How Yancoal and Glencore Can Bury the Hatchet – by David Fickling (Bloomberg News – June 27, 2017)

The world’s biggest coal consumer and the largest commodity trader are fighting over a rich seam of the black stuff. They’d be better off working together.

Shareholders of Rio Tinto Group’s U.K. listing were voting Tuesday on whether to accept a $2.69 billion offer to buy Coal & Allied Industries Ltd. from Yancoal Australia Ltd., which is ultimately controlled by the Chinese government.

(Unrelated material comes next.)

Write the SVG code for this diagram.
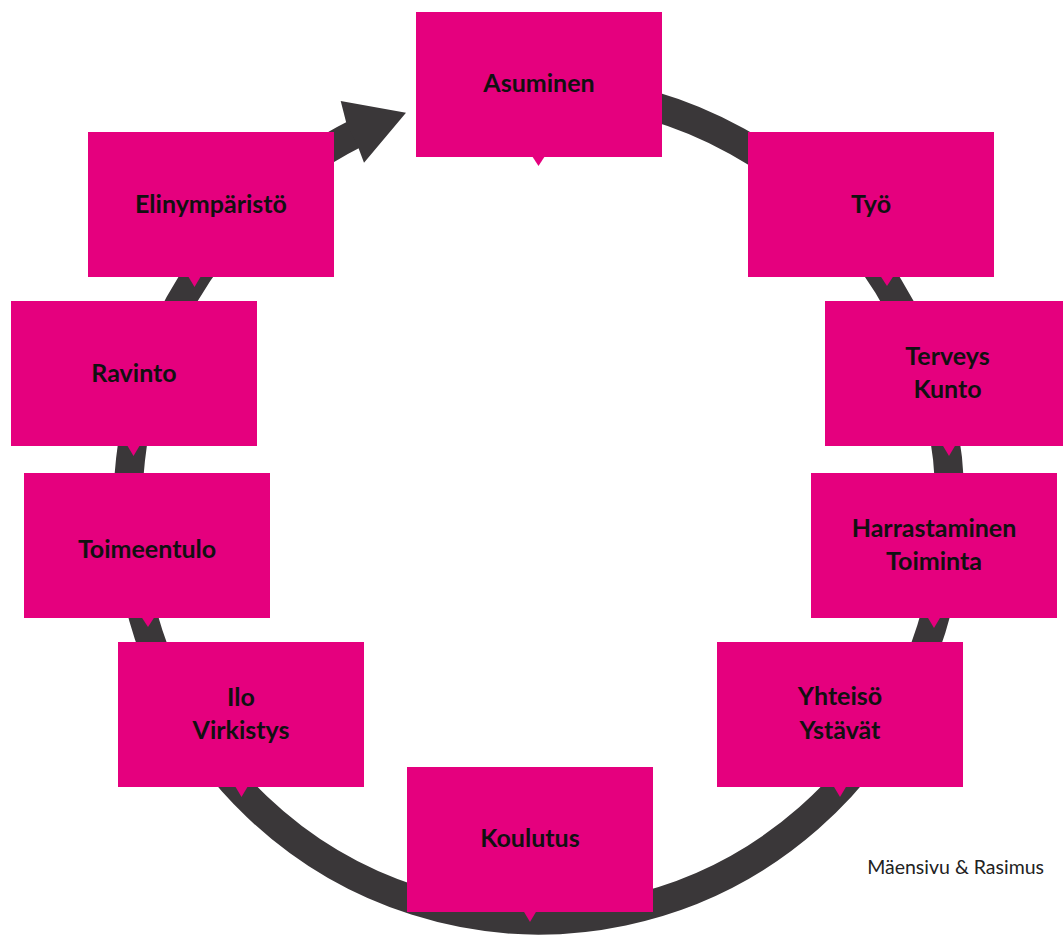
<svg xmlns="http://www.w3.org/2000/svg" width="1063" height="935" viewBox="0 0 1063 935">
  <style>
    .box { fill: #e5007e; }
    .lbl { font-family: Lato, "Liberation Sans", sans-serif; font-weight: bold; font-size: 25px; fill: #111; text-anchor: middle; }
    .ring { fill: none; stroke: #3a3739; stroke-width: 29; }
    .credit { font-family: Lato, "Liberation Sans", sans-serif; font-size: 19.5px; fill: #222; text-anchor: end; }
  </style>
  <rect width="1063" height="935" fill="#ffffff"/>
  <g id="connectors">
    <path class="ring" d="M 356 133.4 A 411 415 0 1 0 560 90.5"/>
    <polygon fill="#3a3739" points="406,112.7 340.7,101 346,121.7 358,146.7 364,162.7"/>
  </g>
  <g id="asuminen">
    <rect class="box" x="416" y="12" width="246" height="145"/>
    <polygon class="box" points="532,156 545,156 538.5,166"/>
    <text class="lbl" x="539" y="91.5">Asuminen</text>
  </g>
  <g id="tyo">
    <rect class="box" x="748" y="132" width="246" height="145"/>
    <polygon class="box" points="880.5,276 893.5,276 887,286"/>
    <text class="lbl" x="871" y="212.5">Työ</text>
  </g>
  <g id="terveys">
    <rect class="box" x="825" y="301" width="246" height="145"/>
    <polygon class="box" points="942.5,445 955.5,445 949,456"/>
    <text class="lbl" x="947.5" y="364.5">Terveys</text>
    <text class="lbl" x="947.5" y="398">Kunto</text>
  </g>
  <g id="harrastaminen">
    <rect class="box" x="811" y="473" width="246" height="145"/>
    <polygon class="box" points="927.5,617 940.5,617 934,628"/>
    <text class="lbl" x="934" y="536.5">Harrastaminen</text>
    <text class="lbl" x="934" y="570">Toiminta</text>
  </g>
  <g id="yhteiso">
    <rect class="box" x="717" y="642" width="246" height="145"/>
    <polygon class="box" points="833.5,786 846.5,786 840,797"/>
    <text class="lbl" x="840" y="705">Yhteisö</text>
    <text class="lbl" x="840" y="738.5">Ystävät</text>
  </g>
  <g id="koulutus">
    <rect class="box" x="407" y="767" width="246" height="145"/>
    <polygon class="box" points="523.5,911 536.5,911 530,922"/>
    <text class="lbl" x="530" y="846.5">Koulutus</text>
  </g>
  <g id="ilo">
    <rect class="box" x="118" y="642" width="246" height="145"/>
    <polygon class="box" points="235,786 248,786 241.5,797"/>
    <text class="lbl" x="241" y="705.5">Ilo</text>
    <text class="lbl" x="241" y="738.5">Virkistys</text>
  </g>
  <g id="toimeentulo">
    <rect class="box" x="24" y="473" width="246" height="145"/>
    <polygon class="box" points="141.5,617 154.5,617 148,627"/>
    <text class="lbl" x="147" y="557.5">Toimeentulo</text>
  </g>
  <g id="ravinto">
    <rect class="box" x="11" y="301" width="246" height="145"/>
    <polygon class="box" points="127,445 140,445 133.5,456"/>
    <text class="lbl" x="134" y="381.5">Ravinto</text>
  </g>
  <g id="elinymparisto">
    <rect class="box" x="88" y="132" width="246" height="145"/>
    <polygon class="box" points="188,276 201,276 194.5,287"/>
    <text class="lbl" x="211" y="212.5">Elinympäristö</text>
  </g>
  <text class="credit" x="1044" y="874">Mäensivu &amp; Rasimus</text>
</svg>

Rio Tinto’s management has declared the proposal superior to a bid from Glencore Plc, which has adjacent mines in Australia’s Hunter Valley, north of Sydney, and has coveted Rio Tinto’s deposit for the best part of a decade.

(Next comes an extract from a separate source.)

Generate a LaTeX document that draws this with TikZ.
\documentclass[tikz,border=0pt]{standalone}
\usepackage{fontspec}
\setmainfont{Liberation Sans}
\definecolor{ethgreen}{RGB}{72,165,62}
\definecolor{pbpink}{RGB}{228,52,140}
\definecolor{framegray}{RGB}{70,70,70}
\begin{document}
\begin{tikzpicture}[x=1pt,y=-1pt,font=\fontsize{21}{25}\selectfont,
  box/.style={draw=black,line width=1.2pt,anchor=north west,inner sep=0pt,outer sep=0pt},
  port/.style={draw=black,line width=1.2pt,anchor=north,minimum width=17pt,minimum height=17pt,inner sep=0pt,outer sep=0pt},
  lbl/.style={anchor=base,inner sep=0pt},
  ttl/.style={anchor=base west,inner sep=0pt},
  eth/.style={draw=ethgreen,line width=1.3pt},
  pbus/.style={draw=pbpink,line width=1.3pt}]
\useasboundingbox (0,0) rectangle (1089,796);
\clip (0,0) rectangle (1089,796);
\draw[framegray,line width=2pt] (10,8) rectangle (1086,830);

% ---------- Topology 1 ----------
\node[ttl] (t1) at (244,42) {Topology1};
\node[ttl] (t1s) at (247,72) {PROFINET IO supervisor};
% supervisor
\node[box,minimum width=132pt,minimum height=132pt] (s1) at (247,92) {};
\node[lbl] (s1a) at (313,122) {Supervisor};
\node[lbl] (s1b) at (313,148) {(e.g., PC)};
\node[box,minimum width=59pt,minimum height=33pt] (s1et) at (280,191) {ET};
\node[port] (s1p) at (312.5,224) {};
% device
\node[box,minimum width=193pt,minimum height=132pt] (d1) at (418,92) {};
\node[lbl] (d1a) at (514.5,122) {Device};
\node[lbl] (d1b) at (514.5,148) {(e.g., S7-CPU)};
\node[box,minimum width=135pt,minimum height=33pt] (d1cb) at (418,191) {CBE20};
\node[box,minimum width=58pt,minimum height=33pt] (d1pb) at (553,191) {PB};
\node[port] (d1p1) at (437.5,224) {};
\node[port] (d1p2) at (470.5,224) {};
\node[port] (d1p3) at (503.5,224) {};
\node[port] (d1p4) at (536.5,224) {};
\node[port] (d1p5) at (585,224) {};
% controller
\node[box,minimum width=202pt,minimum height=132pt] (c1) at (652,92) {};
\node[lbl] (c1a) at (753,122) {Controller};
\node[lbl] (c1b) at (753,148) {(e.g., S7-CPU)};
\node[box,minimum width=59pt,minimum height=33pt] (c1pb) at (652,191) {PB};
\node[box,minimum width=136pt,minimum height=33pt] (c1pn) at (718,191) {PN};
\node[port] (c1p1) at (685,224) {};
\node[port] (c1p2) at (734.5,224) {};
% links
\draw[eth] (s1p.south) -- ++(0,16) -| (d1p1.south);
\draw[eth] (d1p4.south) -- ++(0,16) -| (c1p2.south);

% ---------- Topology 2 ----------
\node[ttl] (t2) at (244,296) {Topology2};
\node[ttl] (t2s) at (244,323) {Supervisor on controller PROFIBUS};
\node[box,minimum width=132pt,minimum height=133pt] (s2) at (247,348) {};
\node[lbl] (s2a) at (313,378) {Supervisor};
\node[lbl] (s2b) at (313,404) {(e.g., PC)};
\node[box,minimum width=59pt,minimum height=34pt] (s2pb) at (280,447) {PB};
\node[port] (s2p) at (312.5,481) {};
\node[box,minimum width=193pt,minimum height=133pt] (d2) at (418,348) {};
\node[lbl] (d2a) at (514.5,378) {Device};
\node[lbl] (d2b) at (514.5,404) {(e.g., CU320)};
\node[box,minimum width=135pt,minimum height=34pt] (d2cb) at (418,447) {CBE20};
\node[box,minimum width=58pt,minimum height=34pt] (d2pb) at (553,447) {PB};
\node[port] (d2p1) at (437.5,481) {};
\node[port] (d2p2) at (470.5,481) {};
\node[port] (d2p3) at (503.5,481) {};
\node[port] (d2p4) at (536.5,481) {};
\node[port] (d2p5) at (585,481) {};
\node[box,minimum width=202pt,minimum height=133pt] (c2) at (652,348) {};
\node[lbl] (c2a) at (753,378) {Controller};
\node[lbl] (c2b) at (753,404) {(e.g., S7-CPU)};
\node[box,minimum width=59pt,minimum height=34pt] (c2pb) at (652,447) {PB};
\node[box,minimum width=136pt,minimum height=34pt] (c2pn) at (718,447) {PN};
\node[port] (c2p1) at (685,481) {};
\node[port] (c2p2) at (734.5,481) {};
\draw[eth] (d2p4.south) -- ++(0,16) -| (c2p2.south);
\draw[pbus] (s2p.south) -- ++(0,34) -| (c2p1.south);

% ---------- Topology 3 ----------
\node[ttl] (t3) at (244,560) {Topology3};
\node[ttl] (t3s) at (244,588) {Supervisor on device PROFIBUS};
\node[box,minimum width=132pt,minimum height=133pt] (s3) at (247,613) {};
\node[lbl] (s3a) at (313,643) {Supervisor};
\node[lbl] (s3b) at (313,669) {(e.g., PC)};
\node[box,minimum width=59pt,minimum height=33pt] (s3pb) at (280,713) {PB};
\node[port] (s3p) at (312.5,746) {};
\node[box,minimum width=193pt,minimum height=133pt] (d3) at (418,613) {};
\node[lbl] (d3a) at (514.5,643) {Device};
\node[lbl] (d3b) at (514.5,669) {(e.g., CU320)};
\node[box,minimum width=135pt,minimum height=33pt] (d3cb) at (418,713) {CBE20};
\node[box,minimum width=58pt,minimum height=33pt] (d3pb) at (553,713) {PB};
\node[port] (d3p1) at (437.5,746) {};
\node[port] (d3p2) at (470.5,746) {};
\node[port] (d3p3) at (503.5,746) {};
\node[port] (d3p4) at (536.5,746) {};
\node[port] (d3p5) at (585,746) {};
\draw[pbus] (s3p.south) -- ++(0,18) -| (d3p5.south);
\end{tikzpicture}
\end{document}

To date, Glencore’s best hope of breaking up a deal has been the possibility that Yancoal — market cap A$288 million ($219 million) — would be unable to fund the $2.45 billion upfront payment. That’s before $940 million to buy out Mitsubishi Corp.’s minority interests in the pits and some $240 million of longer-term royalties.

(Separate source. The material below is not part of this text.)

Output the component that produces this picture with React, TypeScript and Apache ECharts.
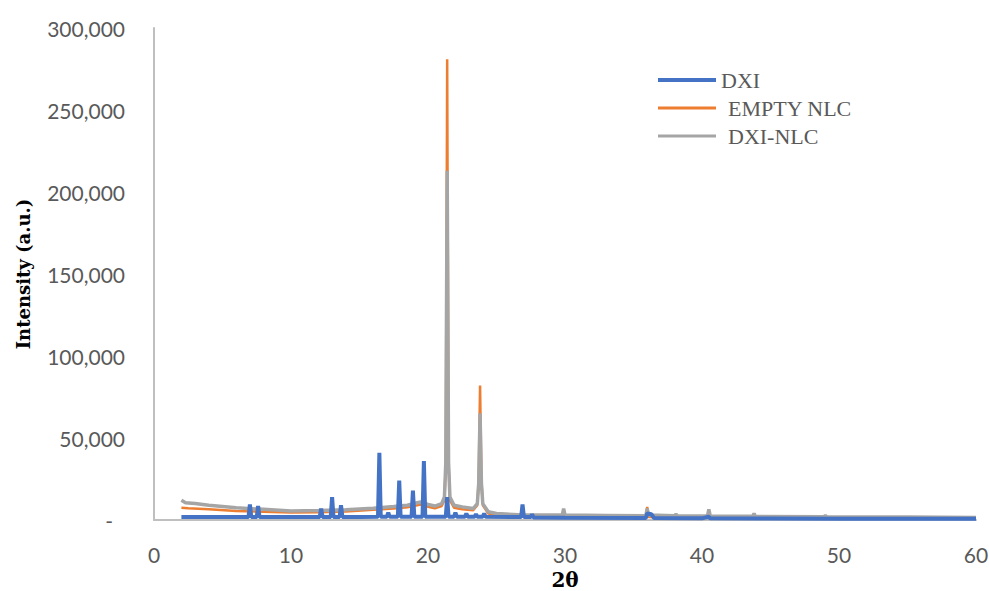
import React, { useEffect, useRef } from "react";
import * as echarts from "echarts";

const seriesNames = ["DXI", "EMPTY NLC", "DXI-NLC"];
const xTicks = { min: 0, max: 60, interval: 10 };
const yTicks = { min: 0, max: 300000, interval: 50000 };

const dxi: [number, number][] = [
  [2, 1800], [4, 1800], [6, 1800], [6.9, 1900], [7.0, 9500], [7.1, 1900],
  [7.5, 1900], [7.6, 8500], [7.7, 1900], [10, 1800], [12.1, 1900], [12.2, 7000],
  [12.3, 1900], [12.9, 1900], [13.0, 14000], [13.1, 1900], [13.55, 1900], [13.65, 9000],
  [13.75, 1900], [15, 1900], [16.35, 2000], [16.45, 41000], [16.55, 2000], [17.0, 2000],
  [17.1, 4500], [17.2, 2000], [17.8, 2000], [17.9, 24000], [18.0, 2000], [18.8, 2000],
  [18.9, 18000], [19.0, 2000], [19.6, 2000], [19.7, 36000], [19.8, 2000], [21.3, 2000],
  [21.4, 14000], [21.5, 2000], [21.9, 2000], [22.0, 4500], [22.1, 2000], [22.7, 2000],
  [22.8, 4000], [22.9, 2000], [23.4, 2000], [23.5, 3500], [23.6, 2000], [24.0, 2000],
  [24.1, 4000], [24.2, 2000], [26.8, 1800], [26.9, 9500], [27.0, 1800], [27.5, 1800],
  [27.6, 3500], [27.7, 1500], [30, 1300], [35.9, 1200], [36.0, 4000], [36.3, 3500],
  [36.5, 1200], [40, 1000], [40.5, 2000], [40.6, 1000], [45, 900], [50, 800],
  [55, 800], [60, 700],
];

const emptyNlc: [number, number][] = [
  [2, 7500], [2.5, 7200], [4, 6500], [6, 5500], [8, 5000], [10, 4500],
  [12, 4800], [14, 5200], [16, 6300], [17.5, 7000], [18.5, 7800], [19.2, 9000],
  [19.5, 9500], [20.0, 8000], [20.5, 7200], [21.0, 8500], [21.2, 12000], [21.3, 35000],
  [21.4, 281000], [21.5, 35000], [21.6, 12000], [21.9, 7500], [22.5, 6500], [23.3, 6000],
  [23.6, 9000], [23.7, 25000], [23.8, 82000], [23.9, 25000], [24.0, 9000], [24.4, 4000],
  [25, 3200], [27, 2200], [29.8, 1800], [29.9, 3500], [30.0, 1800], [35.9, 1500],
  [36.0, 8000], [36.1, 1800], [40.4, 1400], [40.5, 4000], [40.6, 1400], [43.7, 1300],
  [43.8, 2500], [43.9, 1300], [50, 1100], [60, 900],
];

const dxiNlc: [number, number][] = [
  [2, 12000], [2.3, 10500], [3, 10000], [4, 9000], [6, 7500], [8, 6500],
  [10, 5500], [12, 5800], [14, 6200], [16, 7200], [17.5, 8200], [18.5, 9000],
  [19.2, 10500], [19.5, 11000], [20.0, 9500], [20.5, 8500], [21.0, 10000], [21.2, 14000],
  [21.3, 35000], [21.4, 213000], [21.5, 35000], [21.6, 14000], [21.9, 9000], [22.5, 8000],
  [23.3, 7000], [23.6, 10000], [23.7, 22000], [23.8, 65000], [23.9, 22000], [24.0, 10000],
  [24.4, 5000], [25, 4000], [27, 3000], [29.8, 3000], [29.9, 7000], [30.0, 3000],
  [33, 2800], [35.9, 2600], [36.0, 7000], [36.1, 3000], [38.0, 2600], [38.1, 3500],
  [38.2, 2600], [40.4, 2500], [40.5, 6500], [40.6, 2500], [43.7, 2300], [43.8, 4000],
  [43.9, 2200], [48.9, 2000], [49.0, 2800], [49.1, 2000], [55, 1800], [60, 1600],
];

const colors = { dxi: "#4472C4", empty: "#ED7D31", dxiNlc: "#A5A5A5" };
const tickFont = "Lato";
const serif = "DejaVu Serif";
const legendFont = "Liberation Serif";

export default function App() {
  const ref = useRef<HTMLDivElement>(null);
  useEffect(() => {
    if (!ref.current) return;
    const chart = echarts.init(ref.current, null, { renderer: "svg" });
    chart.setOption({
      animation: false,
      backgroundColor: "#ffffff",
      grid: {
        left: 154,
        right: 13,
        top: 28,
        bottom: 71,
        containLabel: false,
        outerBoundsMode: "none",
      },
      legend: {
        orient: "vertical",
        left: 653,
        top: 64,
        itemWidth: 58,
        itemHeight: 14,
        itemGap: 6,
        symbolKeepAspect: true,
        data: [
          { name: seriesNames[0], icon: "path://M0 0H58V4H0Z" },
          { name: seriesNames[1], icon: "path://M0 0H58V3H0Z" },
          { name: seriesNames[2], icon: "path://M0 0H58V3H0Z" },
        ],
        formatter: (name: string) => (name === "DXI" ? name : "{p|" + name + "}"),
        textStyle: {
          fontFamily: legendFont,
          fontSize: 22,
          color: "#595959",
          lineHeight: 22,
          rich: {
            p: {
              fontFamily: legendFont,
              fontSize: 22,
              color: "#595959",
              lineHeight: 22,
              padding: [0, 0, 0, 7],
            },
          },
        },
      },
      xAxis: {
        type: "value",
        min: xTicks.min,
        max: xTicks.max,
        interval: xTicks.interval,
        name: "2θ",
        nameLocation: "middle",
        nameGap: 50,
        nameTextStyle: { fontFamily: serif, fontWeight: "bold", fontSize: 20, color: "#000000" },
        axisLine: { show: true, lineStyle: { color: "#BFBFBF", width: 2 } },
        axisTick: { show: false },
        splitLine: { show: false },
        axisLabel: { margin: 24, fontFamily: tickFont, fontSize: 21, color: "#595959" },
      },
      yAxis: {
        type: "value",
        min: yTicks.min,
        max: yTicks.max,
        interval: yTicks.interval,
        name: "Intensity (a.u.)",
        nameLocation: "middle",
        nameGap: 122,
        nameTextStyle: { fontFamily: serif, fontWeight: "bold", fontSize: 18, color: "#000000" },
        axisLine: { show: true, lineStyle: { color: "#BFBFBF", width: 2 } },
        axisTick: { show: false },
        splitLine: { show: false },
        axisLabel: {
          margin: 29,
          fontFamily: tickFont,
          fontSize: 21,
          color: "#595959",
          formatter: (v: number) => (v === 0 ? "{d|-}" : v.toLocaleString("en-US")),
          rich: {
            d: { fontFamily: tickFont, fontSize: 21, color: "#595959", padding: [0, 12, 0, 0] },
          },
        },
      },
      series: [
        {
          name: "EMPTY NLC",
          type: "line",
          data: emptyNlc,
          symbol: "none",
          lineStyle: { color: colors.empty, width: 2.5 },
          itemStyle: { color: colors.empty },
        },
        {
          name: "DXI-NLC",
          type: "line",
          data: dxiNlc,
          symbol: "none",
          lineStyle: { color: colors.dxiNlc, width: 3.5 },
          itemStyle: { color: colors.dxiNlc },
        },
        {
          name: "DXI",
          type: "line",
          data: dxi,
          symbol: "none",
          lineStyle: { color: colors.dxi, width: 4 },
          itemStyle: { color: colors.dxi },
        },
      ],
    });
    return () => chart.dispose();
  }, []);
  return (
    <div
      ref={ref}
      style={{ position: "fixed", left: 0, top: 0, width: 989, height: 591, background: "#fff" }}
    />
  );
}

Of the $2.45 billion, Yancoal’s immediate parent, Yanzhou Coal Mining Co., has pledged $1 billion. The remainder is to be met through the sale of new shares — but that always looked hard to get away in one shot, given the speed at which coal is losing investors’ favor. Global issuance of new coal shares over the 17 quarters through the end of 2016 came to just $1.16 billion.